_AVAILABLE DATA_
= = = =
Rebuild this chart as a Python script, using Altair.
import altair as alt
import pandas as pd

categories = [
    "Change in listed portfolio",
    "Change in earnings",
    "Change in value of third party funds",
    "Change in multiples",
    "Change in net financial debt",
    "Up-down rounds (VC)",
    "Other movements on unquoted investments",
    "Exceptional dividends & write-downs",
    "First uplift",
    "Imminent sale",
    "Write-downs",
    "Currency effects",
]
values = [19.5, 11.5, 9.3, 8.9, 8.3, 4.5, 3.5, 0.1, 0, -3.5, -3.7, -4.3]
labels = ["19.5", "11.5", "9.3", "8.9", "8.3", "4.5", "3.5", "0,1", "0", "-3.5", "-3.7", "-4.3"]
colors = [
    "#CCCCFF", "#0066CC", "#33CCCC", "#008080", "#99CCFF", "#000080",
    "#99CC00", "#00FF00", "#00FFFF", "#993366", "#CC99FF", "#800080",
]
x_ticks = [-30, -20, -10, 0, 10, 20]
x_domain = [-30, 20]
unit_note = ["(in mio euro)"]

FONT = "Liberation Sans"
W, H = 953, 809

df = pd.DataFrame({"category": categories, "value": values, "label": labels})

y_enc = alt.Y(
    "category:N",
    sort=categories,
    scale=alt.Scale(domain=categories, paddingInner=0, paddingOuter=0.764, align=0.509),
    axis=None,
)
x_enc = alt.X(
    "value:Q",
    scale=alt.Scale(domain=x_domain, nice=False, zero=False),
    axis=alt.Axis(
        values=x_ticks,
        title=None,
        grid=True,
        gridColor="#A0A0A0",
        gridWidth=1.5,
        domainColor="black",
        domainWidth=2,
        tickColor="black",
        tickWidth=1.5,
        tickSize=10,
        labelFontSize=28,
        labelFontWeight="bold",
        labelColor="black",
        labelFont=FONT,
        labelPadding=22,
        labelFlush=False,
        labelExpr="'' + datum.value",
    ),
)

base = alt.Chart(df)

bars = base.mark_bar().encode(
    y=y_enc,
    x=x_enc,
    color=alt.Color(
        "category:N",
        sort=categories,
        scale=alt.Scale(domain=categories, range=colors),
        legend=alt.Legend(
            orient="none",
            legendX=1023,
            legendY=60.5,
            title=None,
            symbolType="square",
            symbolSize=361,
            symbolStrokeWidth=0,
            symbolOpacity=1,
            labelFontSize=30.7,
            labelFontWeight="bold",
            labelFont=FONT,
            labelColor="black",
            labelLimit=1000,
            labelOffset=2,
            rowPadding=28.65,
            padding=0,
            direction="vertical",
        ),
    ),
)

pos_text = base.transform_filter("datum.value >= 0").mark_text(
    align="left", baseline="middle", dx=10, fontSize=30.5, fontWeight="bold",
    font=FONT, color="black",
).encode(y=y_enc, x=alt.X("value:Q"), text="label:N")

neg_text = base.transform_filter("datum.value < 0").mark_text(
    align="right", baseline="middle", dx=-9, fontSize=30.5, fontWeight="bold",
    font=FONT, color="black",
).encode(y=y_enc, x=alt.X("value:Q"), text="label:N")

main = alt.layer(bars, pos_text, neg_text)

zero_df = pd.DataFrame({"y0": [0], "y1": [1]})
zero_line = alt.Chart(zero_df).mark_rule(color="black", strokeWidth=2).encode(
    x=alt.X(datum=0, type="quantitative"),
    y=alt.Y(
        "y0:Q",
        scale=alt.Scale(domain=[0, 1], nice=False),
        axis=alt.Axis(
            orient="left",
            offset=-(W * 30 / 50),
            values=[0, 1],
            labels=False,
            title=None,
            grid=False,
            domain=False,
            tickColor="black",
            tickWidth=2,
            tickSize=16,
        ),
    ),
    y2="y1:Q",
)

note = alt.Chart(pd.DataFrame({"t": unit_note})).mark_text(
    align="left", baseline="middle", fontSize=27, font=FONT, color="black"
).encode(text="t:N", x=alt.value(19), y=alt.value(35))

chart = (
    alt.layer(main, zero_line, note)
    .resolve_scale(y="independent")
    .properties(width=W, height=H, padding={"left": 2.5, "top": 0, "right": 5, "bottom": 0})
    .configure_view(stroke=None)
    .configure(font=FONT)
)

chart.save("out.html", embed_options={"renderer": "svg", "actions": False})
= = = =
_REQUIRED TASK_
Copy all data exactly, start to finish.

_TASK RESULT_
Rebuild this chart as a Python script, using Altair.
import altair as alt
import pandas as pd

categories = [
    "Change in listed portfolio",
    "Change in earnings",
    "Change in value of third party funds",
    "Change in multiples",
    "Change in net financial debt",
    "Up-down rounds (VC)",
    "Other movements on unquoted investments",
    "Exceptional dividends & write-downs",
    "First uplift",
    "Imminent sale",
    "Write-downs",
    "Currency effects",
]
values = [19.5, 11.5, 9.3, 8.9, 8.3, 4.5, 3.5, 0.1, 0, -3.5, -3.7, -4.3]
labels = ["19.5", "11.5", "9.3", "8.9", "8.3", "4.5", "3.5", "0,1", "0", "-3.5", "-3.7", "-4.3"]
colors = [
    "#CCCCFF", "#0066CC", "#33CCCC", "#008080", "#99CCFF", "#000080",
    "#99CC00", "#00FF00", "#00FFFF", "#993366", "#CC99FF", "#800080",
]
x_ticks = [-30, -20, -10, 0, 10, 20]
x_domain = [-30, 20]
unit_note = ["(in mio euro)"]

FONT = "Liberation Sans"
W, H = 953, 809

df = pd.DataFrame({"category": categories, "value": values, "label": labels})

y_enc = alt.Y(
    "category:N",
    sort=categories,
    scale=alt.Scale(domain=categories, paddingInner=0, paddingOuter=0.764, align=0.509),
    axis=None,
)
x_enc = alt.X(
    "value:Q",
    scale=alt.Scale(domain=x_domain, nice=False, zero=False),
    axis=alt.Axis(
        values=x_ticks,
        title=None,
        grid=True,
        gridColor="#A0A0A0",
        gridWidth=1.5,
        domainColor="black",
        domainWidth=2,
        tickColor="black",
        tickWidth=1.5,
        tickSize=10,
        labelFontSize=28,
        labelFontWeight="bold",
        labelColor="black",
        labelFont=FONT,
        labelPadding=22,
        labelFlush=False,
        labelExpr="'' + datum.value",
    ),
)

base = alt.Chart(df)

bars = base.mark_bar().encode(
    y=y_enc,
    x=x_enc,
    color=alt.Color(
        "category:N",
        sort=categories,
        scale=alt.Scale(domain=categories, range=colors),
        legend=alt.Legend(
            orient="none",
            legendX=1023,
            legendY=60.5,
            title=None,
            symbolType="square",
            symbolSize=361,
            symbolStrokeWidth=0,
            symbolOpacity=1,
            labelFontSize=30.7,
            labelFontWeight="bold",
            labelFont=FONT,
            labelColor="black",
            labelLimit=1000,
            labelOffset=2,
            rowPadding=28.65,
            padding=0,
            direction="vertical",
        ),
    ),
)

pos_text = base.transform_filter("datum.value >= 0").mark_text(
    align="left", baseline="middle", dx=10, fontSize=30.5, fontWeight="bold",
    font=FONT, color="black",
).encode(y=y_enc, x=alt.X("value:Q"), text="label:N")

neg_text = base.transform_filter("datum.value < 0").mark_text(
    align="right", baseline="middle", dx=-9, fontSize=30.5, fontWeight="bold",
    font=FONT, color="black",
).encode(y=y_enc, x=alt.X("value:Q"), text="label:N")

main = alt.layer(bars, pos_text, neg_text)

zero_df = pd.DataFrame({"y0": [0], "y1": [1]})
zero_line = alt.Chart(zero_df).mark_rule(color="black", strokeWidth=2).encode(
    x=alt.X(datum=0, type="quantitative"),
    y=alt.Y(
        "y0:Q",
        scale=alt.Scale(domain=[0, 1], nice=False),
        axis=alt.Axis(
            orient="left",
            offset=-(W * 30 / 50),
            values=[0, 1],
            labels=False,
            title=None,
            grid=False,
            domain=False,
            tickColor="black",
            tickWidth=2,
            tickSize=16,
        ),
    ),
    y2="y1:Q",
)

note = alt.Chart(pd.DataFrame({"t": unit_note})).mark_text(
    align="left", baseline="middle", fontSize=27, font=FONT, color="black"
).encode(text="t:N", x=alt.value(19), y=alt.value(35))

chart = (
    alt.layer(main, zero_line, note)
    .resolve_scale(y="independent")
    .properties(width=W, height=H, padding={"left": 2.5, "top": 0, "right": 5, "bottom": 0})
    .configure_view(stroke=None)
    .configure(font=FONT)
)

chart.save("out.html", embed_options={"renderer": "svg", "actions": False})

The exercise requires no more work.